2016 年 6 月 5 日

・説教 エペソ人への手紙3章1-13節「福音の奥義を知る者として」

Filed under: 礼拝説教 — susumu @ 16:26

 

2016.06.05

鴨下 直樹

 
 みなさんは、自分が何者なのかということについてお考えになったことがあるでしょうか。不思議なことに、この問いは、私たち自身を問う問いですから、日ごとに自分に問いかけるべきものなのだと思うのですが、年を経るごとに問わなくなってしまう傾向があるように思います。自分が確立していない、そのために、何者かになろうとしている時期というのは、自分自身に問いかけるものです。けれども、次第に、諦めとともに、自分のことが分かったつもりになる。あるいはそれは、自分で、自分に期待できなくなるということと同じかもしれないのですが、何かになろうとすることを止めてしまうことによって、自分に対して期待心もなくなってしまうことが多いのです。

 私が言うのも変なことかもしれないのですが、若い、青年を見ていると、そのことを顕著に感じます。私からすれば、まだその人には無限の可能性があるように思えるのですが、中学、高校、大学を卒業し社会に出ると、なんとなく、自分はこのくらいの人間だということを周りを見ながら、納得してしまって、それ以上の自分になることを諦めてしまっている気がするのです。それは、ひょっとすると、私よりも年上の方々は、私くらいの年齢の者についても同様に感じているのかもしれません。私自身、最近、自分の口から、自分についてよく否定的な言葉を使っていることに気が付きます。これまでの牧師としての経験や、通って来た道のりを振り返りながら、まぁ自分はこんな程度だろうと、自分に見切りをつけてしまっているのです。
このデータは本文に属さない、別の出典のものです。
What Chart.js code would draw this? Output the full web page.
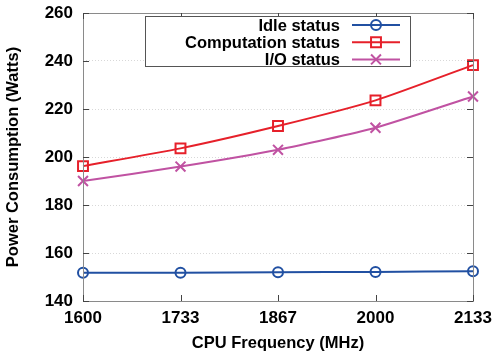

 今日、私たちに与えられている聖書の言葉は、エペソ人への手紙の第三章です。今日はその1節から13節までのところですが、ここでパウロは少し唐突に、自分のことを語り始めます。自分が何者なのかといことを書いているのです。実は、この箇所はこのエペソ人への手紙の中でも、特に重要な位置を占める箇所です。というのは、ここに書かれている内容で、ある人は、これはパウロの言葉ではないのだといい、ある人は、ここにこそパウロらしさが記されているのだという人もあります。あるいは、パウロと、パウロと一緒にいた仲間たちのことがここから読み取れると考える人もおります。私は、このエペソ人への手紙の説教を始めました時に、この手紙がそういう議論があるけれども、伝統的にパウロが書いたものとして受け止められて来たことを重んじて、パウロが記したものとして語りたいと言いました。このことは、このエペソ人への手紙を理解するうえでとても重要なことです。